While a “majority-minority” student population has long been a reality in Chicago, 2011 marked the first time that minority students were the majority in kindergarten, first, second, and third grade classrooms across all of Illinois. A driving force behind this demographic shift are students who come from immigrant families, hold a range of native- and English-language abilities, and are adapting to the U.S. school system.
The United States’ increased use of standardized testing poses significant conundrums for this emerging student population. While there is no shortage of critiques on the overall merits of standardized testing, for those on their way to learning English, the reliability, validity, and fairness of such accountability measures are especially dubious. After being in U.S. schools for three years or more, current education policy mandates that English Language Learners (ELLs) take standardized tests in English, regardless of their English language proficiency. Research suggests that although such tests intend to assess content knowledge (e.g. of science or mathematical concepts), the results are often invalid, as many ELLs are required to take them before their English language skills are developed enough to comprehend the test questions.

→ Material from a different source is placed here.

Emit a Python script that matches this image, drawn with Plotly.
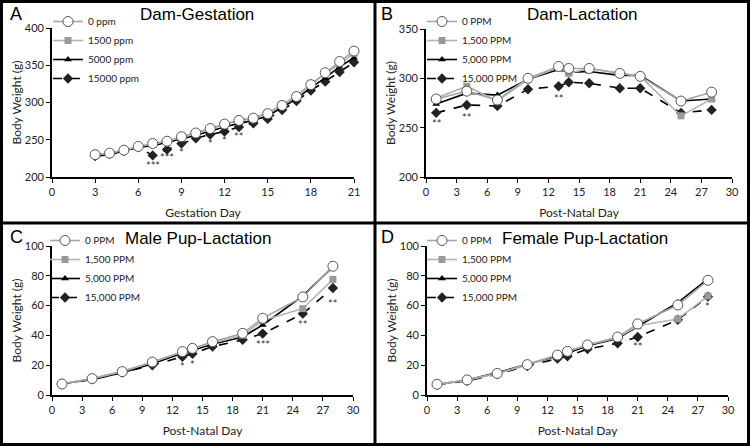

While standardized tests present significant challenges for ELLs, simplistic arguments to entirely do away with them are neither politically feasible nor necessary, especially as new Common Core State Standards are set to be fully implemented in the 2014-2015 school year. The Latino Policy Forum recently hosted Dr. Margo Gottlieb, an internationally renowned author and English-language assessment expert, in a dialogue with Illinois’ education advocacy and philanthropic communities. One of the main questions of the day: How will Common Core drive assessment and what do data of ELLs tell us when the assessment of academic achievement is in English?
Gottlieb offered insights on how culturally and linguistically valid assessments are critical to accurately measuring the educational trajectory of ELLs. Rather than relying on one source of data collection, however, she endorsed the use of a continuum of assessments: instructional, common instructional, interim, and standardized.
Instructional assessment and common instructional assessment, she conveyed, are created locally by educators to provide personal and school-level accountability. Interim and standardized assessments, by contrast, are created by test developers and externally mandated with wider implications for district and state-level accountability. The latter measures allow for little participation from teachers and school leaders and generally do not take students’ linguistic and cultural backgrounds into account.
In her recent chapter in Breaking Through, Effective Instruction and Assessment for Reaching English Learners (2012), Gottlieb provides this helpful chart to distinguish different forms of achievement measures and their implications for ELLs.
Instructional and Common Instructional Assessment for Measuring Academic Achievement | Interim and Standardized Achievement Tests |
Designed and developed specifically for English learners | Not necessarily designed, piloted, or field tested on sufficient numbers of English learners |
Created by educators for educators | Crafted by test developers |
Have strong ties to curriculum and are representative of instruction | Have loose ties to curriculum and instruction |
Consist of performance-based tasks and projects with high levels of student interaction and original student work | Items often discrete and skill-based and may represent low levels of cognitive engagement |
Represent what is valued in teaching and learning | May be removed from what is valued for teaching and learning |
May possess validity, but not are necessarily highly reliable for language learners | May be highly reliable but are not necessarily valid for language learners |
Needed to help balance educational accountability | Dominate educational accountability |
As Common Core assessments come to the fore, assessments will hold schools accountable to the academic content knowledge of all students, ELLs and otherwise. As debate abounds around assessing ELLs, a window of opportunity is emerging for the educational community to consider the variety of assessments available and the relative weight attached to their influence. A true measure of how students are progressing within an era of heightened standards and accountability will require the promotion of assessments that are valid for ELLs, considerate of classroom practice, and provide timely feedback for differentiated instruction.
As classrooms across Illinois become increasingly diverse, elevating the use of the culturally and linguistically sensitive instruments available in common instructional assessment could provide an essential “counterbalance,” as Dr. Gottlieb contends, to the often inaccurate nature of standardized testing.